The cultural sector needs managers.

There is no other reason why the cultural sector is not the great thing of this era.

The entire sector has changed since Europe acknowledged culture as one of the most interesting future industries.

Analyses, data, business plans, financial statements, sustainability concerns: culture is no longer what we were used to thinking.

Managing tools are more and more sophisticated, urban planning tools could provide real-time data about city fruition.

Museum services, such as audioguides can interact with visitors based on their position within the exhibition area.

The undeniable growth in terms of economic planning abilities that the cultural sector has experienced in the last ten or fifteen years, should have produced a comparable growth in incomes related to cultural activities.

Press releases continue to proclaim culture as one of the most important and productive sectors within entire economies, but everybody knows what an important productive sector looks like, and culture is not the case.

Many reasons could justify the difference between what culture is and what culture should be.

The first could be that in the cultural sector, supply exceeds the demand: in this case, the number of organizations that are active in the cultural field could produce a number of products and services that are far bigger than the number of cultural products or services that citizens need.

This interpretation could match with the observations except that one of the most essential actions cultural organizations are called to implement is the growth of cultural consumption and/or fruition.
This is like saying that excessive supply is a structural component of the cultural market as a whole, and it is the reason why governments and public administrations participate in financing cultural organizations.
Furthermore, the excessive supply hypothesis should be limited in time. It is a well-acknowledged phenomenon that occurs in every market: when the supply exceeds the demand, economic actors struggle to reach sufficient revenues, and this leads to a progressive exit from the market.
As seen, since the supply of cultural products and services is structurally bigger than the demand, we should have now reached a near-equilibrium condition.

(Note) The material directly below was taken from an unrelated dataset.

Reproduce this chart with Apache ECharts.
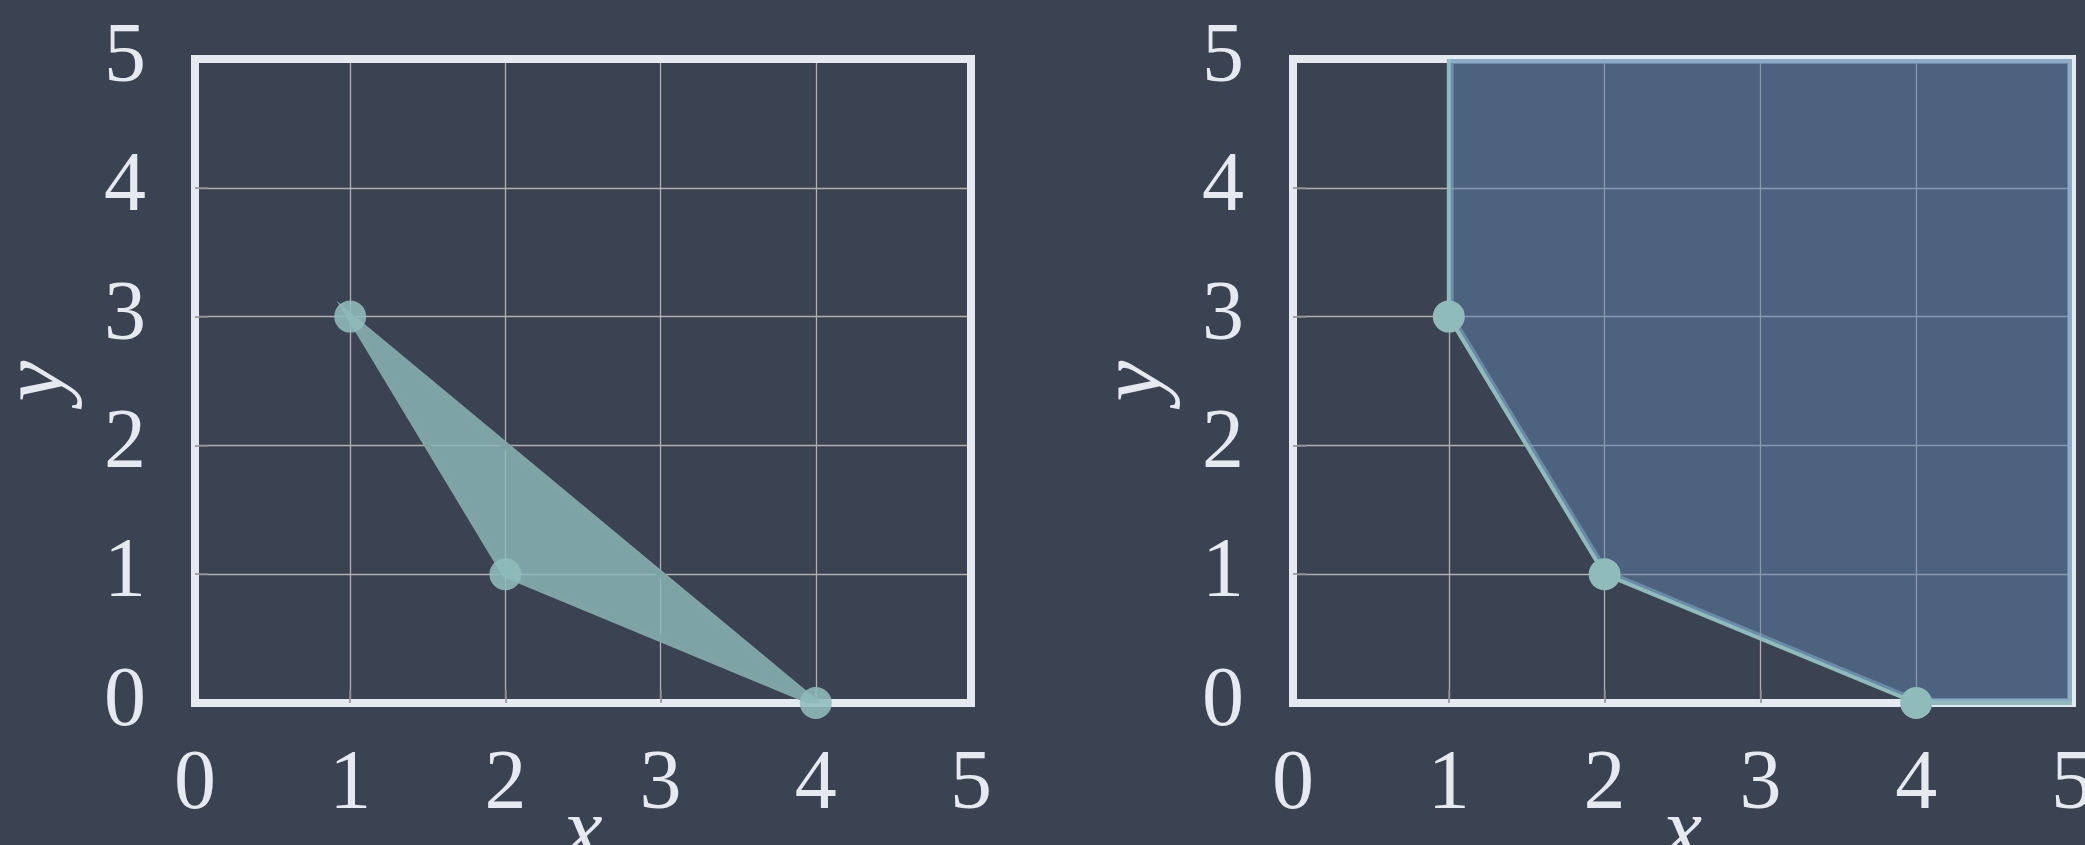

We can therefore argue that public intervention keeps, through its financing commitment, artificially alive those organizations whose activities would have been stopped without public funding.
This hypothesis, however, which sounds very reasonable, does not fit with the observations. Taking into account that public fundings are not sufficient to keep alive all the cultural organizations, we should assist in the exit of a significant number of organizations (who do not receive public funding), leaving on the market only those organizations that can rely on public financial aid. This should lead us to a condition in which supply decreases moving toward the number of cultural products and services demand.

Neither the supply excess nor the public funding hypothesis is therefore able to completely describe the cultural condition.

By adjusting those hypotheses by taking into account the lack of managerial abilities, however, the picture becomes clearer. Combining these elements it is possible to describe a condition that is not far from observations.
On the one hand, we assisted in the rise of planning skills within cultural organizations, and planning skills are needed to receive public funding (call for proposals, et similia). On the other hand, financial aid does not have always produced the impacts they were supposed to realize. 

This could be justified by the fact that managerial skills include but do not coincide with planning skills: managers should be able in organizing all the available resources (human and financial resources, machinery, and equipment) in order to create an efficient value-chain through which deliver cultural products and services to a specific or generic target.  And this ability includes also relational abilities, practical skills, and knowledge and consciousness on how to run an organization. 

Most practitioners, however, are not trained to manage an organization. Neither during the academic curriculum nor in organizational life, and this lead to a sub-efficient organization, and to a sub-optimal impact.

In this sense, hence, the cultural sector presents a skill mismatch, being mostly composed of organizations that are run by persons who do not have managerial experience ok knowledge, being persons who are involved as cultural experts (architects, archaeologists, etc.).

According this hypothesis, hence, the lack of managerial skills could generate a net social loss in terms of impacts generated by cultural projects, and in terms of cultural organizations mean incomes, and this kind of net social loss could be recovered when the ability to manage and run organizations in order to produce goods and services will equal or overcome the quality of project-planning.

Several observations could support this interpretation: while cultural research has developed fundamental tools that could enable an important shift in cultural supply distribution and, consequently, in terms of supply and demand matching schemes (theoretical knowledge), these tools are not implemented in real-life (practical and organizational skills); many organizations, despite public funding, (reached thanks to planning and project designing skills) still struggle to reach a sustainable path, even when it is possible (managerial skills).

Taking into account this hypothesis does not explain everything, not even a dimension of our life could be perfectly explained by using only three hypotheses.

It could happen in “models”, not in reality.

But this hypothesis could help to better explain the real condition of the cultural sector, and since cultural organizations act and live in the real world, it could be helpful to consider, among other hypotheses, also the need of real cultural managers for the cultural sector, as long as they understand the cultural organization in its uniqueness, avoiding to think that run a cultural organization is the same thing to run any other type of productive enterprise.